### Source material

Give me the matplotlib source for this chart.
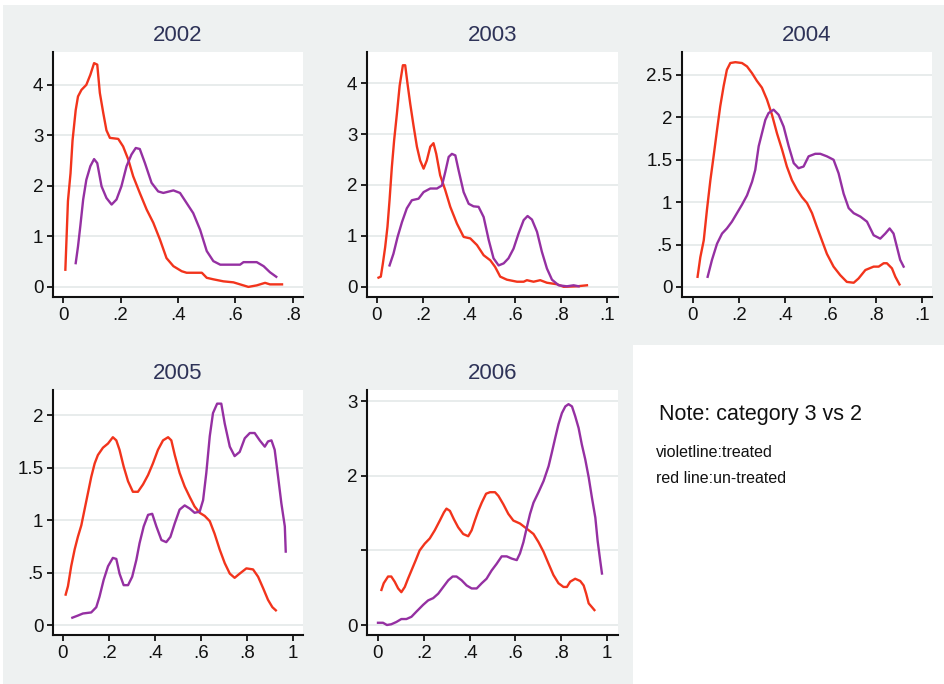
# Kernel density panels by year, treated vs un-treated

import matplotlib.pyplot as plt
from matplotlib.patches import Rectangle

plt.rcParams['font.family'] = ['Liberation Sans', 'DejaVu Sans']

years = ['2002', '2003', '2004', '2005', '2006']

# 2002
x_red_2002 = [0.008, 0.017, 0.026, 0.033, 0.044, 0.052, 0.064, 0.081, 0.095, 0.108, 0.119, 0.128,
              0.14, 0.151, 0.163, 0.192, 0.209, 0.227, 0.244, 0.267, 0.291, 0.314, 0.337, 0.36,
              0.384, 0.413, 0.43, 0.483, 0.5, 0.523, 0.558, 0.593, 0.616, 0.645, 0.674, 0.703,
              0.72, 0.762]
y_red_2002 = [0.34, 1.7, 2.25, 2.9, 3.5, 3.77, 3.9, 4.0, 4.2, 4.43, 4.4, 3.84,
              3.44, 3.1, 2.95, 2.93, 2.78, 2.52, 2.19, 1.86, 1.53, 1.27, 0.94, 0.57,
              0.41, 0.31, 0.28, 0.28, 0.18, 0.15, 0.11, 0.09, 0.05, 0.0, 0.03, 0.08,
              0.05, 0.05]
x_vio_2002 = [0.044, 0.052, 0.06, 0.07, 0.081, 0.095, 0.108, 0.119, 0.134, 0.151, 0.169, 0.186,
              0.203, 0.221, 0.238, 0.253, 0.267, 0.285, 0.308, 0.331, 0.349, 0.384, 0.407, 0.43,
              0.453, 0.477, 0.5, 0.523, 0.547, 0.593, 0.616, 0.628, 0.674, 0.698, 0.72, 0.742]
y_vio_2002 = [0.47, 0.8, 1.2, 1.73, 2.12, 2.39, 2.53, 2.45, 1.99, 1.76, 1.63, 1.73,
              1.99, 2.39, 2.62, 2.75, 2.73, 2.45, 2.06, 1.89, 1.86, 1.91, 1.86, 1.66,
              1.46, 1.13, 0.71, 0.51, 0.44, 0.44, 0.44, 0.49, 0.49, 0.41, 0.29, 0.2]

# 2003
x_red_2003 = [0.007, 0.017, 0.026, 0.036, 0.046, 0.055, 0.065, 0.075, 0.087, 0.099, 0.113, 0.123,
              0.133, 0.145, 0.159, 0.174, 0.188, 0.203, 0.217, 0.232, 0.246, 0.258, 0.275, 0.297,
              0.319, 0.348, 0.377, 0.406, 0.435, 0.464, 0.493, 0.514, 0.536, 0.565, 0.609, 0.638,
              0.652, 0.681, 0.71, 0.739, 0.783, 0.812, 0.87, 0.913]
y_red_2003 = [0.18, 0.2, 0.46, 0.78, 1.18, 1.7, 2.35, 2.88, 3.4, 3.95, 4.35, 4.35,
              3.99, 3.59, 3.17, 2.75, 2.48, 2.32, 2.48, 2.75, 2.82, 2.61, 2.19, 1.9,
              1.57, 1.24, 0.98, 0.95, 0.82, 0.62, 0.52, 0.39, 0.2, 0.14, 0.1, 0.1,
              0.13, 0.1, 0.13, 0.08, 0.05, 0.0, 0.01, 0.03]
x_vio_2003 = [0.055, 0.072, 0.09, 0.109, 0.13, 0.152, 0.181, 0.203, 0.232, 0.261, 0.283, 0.297,
              0.312, 0.326, 0.341, 0.355, 0.377, 0.399, 0.42, 0.442, 0.464, 0.486, 0.507, 0.529,
              0.551, 0.572, 0.594, 0.616, 0.638, 0.655, 0.674, 0.696, 0.717, 0.739, 0.761, 0.79,
              0.826, 0.855, 0.877]
y_vio_2003 = [0.42, 0.65, 0.98, 1.27, 1.54, 1.7, 1.73, 1.86, 1.93, 1.93, 1.99, 2.25,
              2.55, 2.61, 2.58, 2.29, 1.86, 1.63, 1.58, 1.57, 1.37, 0.92, 0.56, 0.42,
              0.46, 0.56, 0.75, 1.05, 1.31, 1.39, 1.32, 1.08, 0.69, 0.36, 0.14, 0.03,
              0.01, 0.03, 0.01]

# 2004
x_red_2004 = [0.02, 0.032, 0.047, 0.061, 0.076, 0.09, 0.105, 0.119, 0.134, 0.148, 0.163, 0.185,
              0.214, 0.236, 0.258, 0.279, 0.301, 0.323, 0.345, 0.367, 0.389, 0.41, 0.432, 0.454,
              0.476, 0.498, 0.52, 0.541, 0.563, 0.585, 0.614, 0.643, 0.672, 0.702, 0.723, 0.753,
              0.789, 0.811, 0.833, 0.847, 0.869, 0.884, 0.902]
y_red_2004 = [0.12, 0.35, 0.55, 0.91, 1.26, 1.54, 1.85, 2.13, 2.37, 2.56, 2.64, 2.65,
              2.64, 2.6, 2.52, 2.43, 2.35, 2.21, 2.03, 1.81, 1.62, 1.42, 1.26, 1.15,
              1.06, 0.99, 0.87, 0.71, 0.55, 0.39, 0.24, 0.14, 0.06, 0.05, 0.1, 0.2,
              0.24, 0.24, 0.28, 0.28, 0.22, 0.12, 0.03]
x_vio_2004 = [0.064, 0.083, 0.105, 0.127, 0.148, 0.17, 0.192, 0.214, 0.236, 0.258, 0.272, 0.287,
              0.301, 0.316, 0.33, 0.352, 0.374, 0.396, 0.418, 0.44, 0.461, 0.483, 0.505, 0.534,
              0.556, 0.585, 0.614, 0.636, 0.658, 0.68, 0.702, 0.731, 0.76, 0.789, 0.818, 0.84,
              0.859, 0.876, 0.891, 0.905, 0.92]
y_vio_2004 = [0.12, 0.32, 0.51, 0.63, 0.69, 0.77, 0.87, 0.97, 1.08, 1.24, 1.38, 1.66,
              1.81, 1.97, 2.05, 2.09, 2.03, 1.89, 1.66, 1.46, 1.4, 1.42, 1.54, 1.57,
              1.57, 1.54, 1.5, 1.34, 1.1, 0.93, 0.87, 0.83, 0.77, 0.61, 0.57, 0.63,
              0.69, 0.63, 0.47, 0.32, 0.24]

# 2005
x_red_2005 = [0.012, 0.022, 0.036, 0.051, 0.065, 0.08, 0.094, 0.109, 0.123, 0.138, 0.152, 0.174,
              0.196, 0.217, 0.232, 0.246, 0.264, 0.283, 0.304, 0.326, 0.348, 0.37, 0.391, 0.413,
              0.435, 0.457, 0.471, 0.486, 0.507, 0.529, 0.551, 0.572, 0.594, 0.616, 0.638, 0.659,
              0.681, 0.703, 0.725, 0.746, 0.768, 0.797, 0.826, 0.848, 0.87, 0.891, 0.91, 0.925]
y_red_2005 = [0.29, 0.37, 0.56, 0.72, 0.84, 0.95, 1.1, 1.26, 1.41, 1.54, 1.62, 1.69,
              1.73, 1.79, 1.76, 1.67, 1.51, 1.37, 1.27, 1.27, 1.34, 1.43, 1.54, 1.67,
              1.76, 1.79, 1.76, 1.62, 1.45, 1.32, 1.22, 1.13, 1.07, 1.04, 0.99, 0.87,
              0.72, 0.59, 0.49, 0.45, 0.49, 0.54, 0.53, 0.46, 0.35, 0.24, 0.17, 0.14]
x_vio_2005 = [0.041, 0.065, 0.087, 0.123, 0.145, 0.159, 0.177, 0.196, 0.217, 0.232, 0.246, 0.264,
              0.283, 0.301, 0.319, 0.333, 0.351, 0.37, 0.388, 0.406, 0.428, 0.449, 0.467, 0.486,
              0.507, 0.529, 0.551, 0.572, 0.594, 0.609, 0.623, 0.638, 0.652, 0.67, 0.688, 0.703,
              0.725, 0.746, 0.768, 0.79, 0.812, 0.833, 0.855, 0.877, 0.891, 0.906, 0.92, 0.935,
              0.949, 0.964, 0.968]
y_vio_2005 = [0.07, 0.09, 0.11, 0.12, 0.17, 0.27, 0.43, 0.56, 0.64, 0.63, 0.49, 0.38,
              0.38, 0.46, 0.62, 0.78, 0.94, 1.05, 1.06, 0.94, 0.81, 0.79, 0.84, 0.97,
              1.1, 1.14, 1.11, 1.07, 1.08, 1.19, 1.45, 1.8, 2.02, 2.11, 2.11, 1.92,
              1.7, 1.61, 1.65, 1.78, 1.83, 1.83, 1.76, 1.7, 1.75, 1.76, 1.67, 1.41,
              1.16, 0.94, 0.7]

# 2006
x_red_2006 = [0.015, 0.025, 0.044, 0.058, 0.073, 0.088, 0.102, 0.117, 0.131, 0.146, 0.165, 0.182,
              0.204, 0.226, 0.248, 0.27, 0.288, 0.299, 0.314, 0.331, 0.35, 0.372, 0.394, 0.409,
              0.423, 0.438, 0.453, 0.472, 0.489, 0.511, 0.526, 0.547, 0.569, 0.591, 0.62, 0.65,
              0.679, 0.701, 0.723, 0.745, 0.766, 0.788, 0.81, 0.825, 0.839, 0.861, 0.883, 0.898,
              0.909, 0.92, 0.934, 0.945]
y_red_2006 = [0.47, 0.56, 0.65, 0.65, 0.58, 0.49, 0.44, 0.51, 0.62, 0.73, 0.87, 1.0,
              1.09, 1.16, 1.27, 1.4, 1.51, 1.56, 1.53, 1.42, 1.31, 1.22, 1.19, 1.27,
              1.4, 1.53, 1.64, 1.76, 1.78, 1.78, 1.73, 1.62, 1.49, 1.4, 1.36, 1.29,
              1.22, 1.11, 0.98, 0.82, 0.67, 0.56, 0.51, 0.51, 0.58, 0.62, 0.59, 0.53,
              0.42, 0.29, 0.24, 0.2]
x_vio_2006 = [0.0, 0.022, 0.039, 0.058, 0.08, 0.102, 0.124, 0.146, 0.168, 0.197, 0.219, 0.241,
              0.263, 0.285, 0.307, 0.326, 0.343, 0.365, 0.387, 0.409, 0.431, 0.453, 0.474, 0.496,
              0.518, 0.54, 0.562, 0.584, 0.606, 0.62, 0.635, 0.65, 0.664, 0.679, 0.701, 0.723,
              0.745, 0.759, 0.774, 0.788, 0.803, 0.818, 0.832, 0.847, 0.861, 0.876, 0.89, 0.905,
              0.92, 0.934, 0.949, 0.959, 0.97, 0.978]
y_vio_2006 = [0.03, 0.03, 0.0, 0.01, 0.04, 0.08, 0.08, 0.11, 0.18, 0.27, 0.33, 0.36,
              0.42, 0.51, 0.6, 0.65, 0.65, 0.6, 0.53, 0.49, 0.49, 0.56, 0.62, 0.73,
              0.82, 0.92, 0.92, 0.89, 0.87, 0.96, 1.11, 1.31, 1.49, 1.64, 1.78, 1.93,
              2.13, 2.31, 2.51, 2.69, 2.84, 2.93, 2.96, 2.93, 2.8, 2.64, 2.42, 2.22,
              1.98, 1.71, 1.44, 1.13, 0.87, 0.69]

# axis ticks and labels (Stata style)
xticks_short = [0, 0.2, 0.4, 0.6, 0.8]
xlabels_short = ['0', '.2', '.4', '.6', '.8']
xticks_full = [0, 0.2, 0.4, 0.6, 0.8, 1.0]
xlabels_dot1 = ['0', '.2', '.4', '.6', '.8', '.1']
xlabels_one = ['0', '.2', '.4', '.6', '.8', '1']
yticks_04 = [0, 1, 2, 3, 4]
ylabels_04 = ['0', '1', '2', '3', '4']
yticks_2004 = [0, 0.5, 1, 1.5, 2, 2.5]
ylabels_2004 = ['0', '.5', '1', '1.5', '2', '2.5']
yticks_2005 = [0, 0.5, 1, 1.5, 2]
ylabels_2005 = ['0', '.5', '1', '1.5', '2']
yticks_2006 = [0, 1, 2, 3]
ylabels_2006 = ['0', '', '2', '3']

W, H = 944, 684
BG = '#eef1f1'
RED = '#f2341c'
VIOLET = '#9530a2'
TITLE_COLOR = '#2e3358'


def px_rect(left, top, right, bottom):
    # pixel box -> figure fraction rect
    return [left / W, 1 - bottom / H, (right - left) / W, (bottom - top) / H]


fig = plt.figure(figsize=(W / 100, H / 100), dpi=100)
fig.patch.set_facecolor('white')
fig.add_artist(Rectangle((3 / W, 0), 1 - 3 / W, 1 - 5 / H, transform=fig.transFigure,
                         facecolor=BG, edgecolor='none', zorder=0))
fig.add_artist(Rectangle((633 / W, 0), 1 - 633 / W, 1 - 345 / H, transform=fig.transFigure,
                         facecolor='white', edgecolor='none', zorder=0))

panels = [
    (px_rect(53, 52, 303, 297), (-0.035, 0.835), (-0.2, 4.65),
     x_red_2002, y_red_2002, x_vio_2002, y_vio_2002,
     xticks_short, xlabels_short, yticks_04, ylabels_04),
    (px_rect(367, 52, 618, 297), (-0.043, 1.048), (-0.2, 4.61),
     x_red_2003, y_red_2003, x_vio_2003, y_vio_2003,
     xticks_full, xlabels_dot1, yticks_04, ylabels_04),
    (px_rect(682, 52, 932, 297), (-0.048, 1.044), (-0.118, 2.77),
     x_red_2004, y_red_2004, x_vio_2004, y_vio_2004,
     xticks_full, xlabels_dot1, yticks_2004, ylabels_2004),
    (px_rect(53, 390, 303, 635), (-0.043, 1.043), (-0.095, 2.24),
     x_red_2005, y_red_2005, x_vio_2005, y_vio_2005,
     xticks_full, xlabels_one, yticks_2005, ylabels_2005),
    (px_rect(367, 390, 618, 635), (-0.048, 1.048), (-0.134, 3.15),
     x_red_2006, y_red_2006, x_vio_2006, y_vio_2006,
     xticks_full, xlabels_one, yticks_2006, ylabels_2006),
]

for year, (rect, xlim, ylim, xr, yr, xv, yv, xt, xl, yt, yl) in zip(years, panels):
    ax = fig.add_axes(rect)
    ax.set_facecolor('white')
    for y in yt:
        ax.axhline(y, color='#e6eaea', lw=1.3, zorder=1)
    ax.plot(xr, yr, color=RED, lw=1.7, zorder=3)
    ax.plot(xv, yv, color=VIOLET, lw=1.7, zorder=3)
    ax.set_xlim(*xlim)
    ax.set_ylim(*ylim)
    ax.set_xticks(xt)
    ax.set_xticklabels(xl)
    ax.set_yticks(yt)
    ax.set_yticklabels(yl)
    for side in ['top', 'right']:
        ax.spines[side].set_visible(False)
    for side in ['left', 'bottom']:
        ax.spines[side].set_linewidth(1.5)
        ax.spines[side].set_color('#111111')
    ax.tick_params(direction='out', length=4, width=1.3, labelsize=13.5,
                   colors='#111111', pad=3)
    ax.set_title(year, fontsize=16, color=TITLE_COLOR, pad=8)

fig.text(659 / W, 1 - 420 / H, 'Note: category 3 vs 2', fontsize=15.5, color='#111111')
fig.text(656 / W, 1 - 457 / H, 'violetline:treated', fontsize=11.5, color='#111111')
fig.text(656 / W, 1 - 483 / H, 'red line:un-treated', fontsize=11.5, color='#111111')

plt.savefig('out.png', dpi=100, facecolor=fig.get_facecolor())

### Task
Transcribe the opening line of the listing above, please, and every line after it through the line with "years = ['2002', '2003', '2004', '2005', '2006']", word for word, without pictures.

### Task solution
Give me the matplotlib source for this chart.
# Kernel density panels by year, treated vs un-treated

import matplotlib.pyplot as plt
from matplotlib.patches import Rectangle

plt.rcParams['font.family'] = ['Liberation Sans', 'DejaVu Sans']

years = ['2002', '2003', '2004', '2005', '2006']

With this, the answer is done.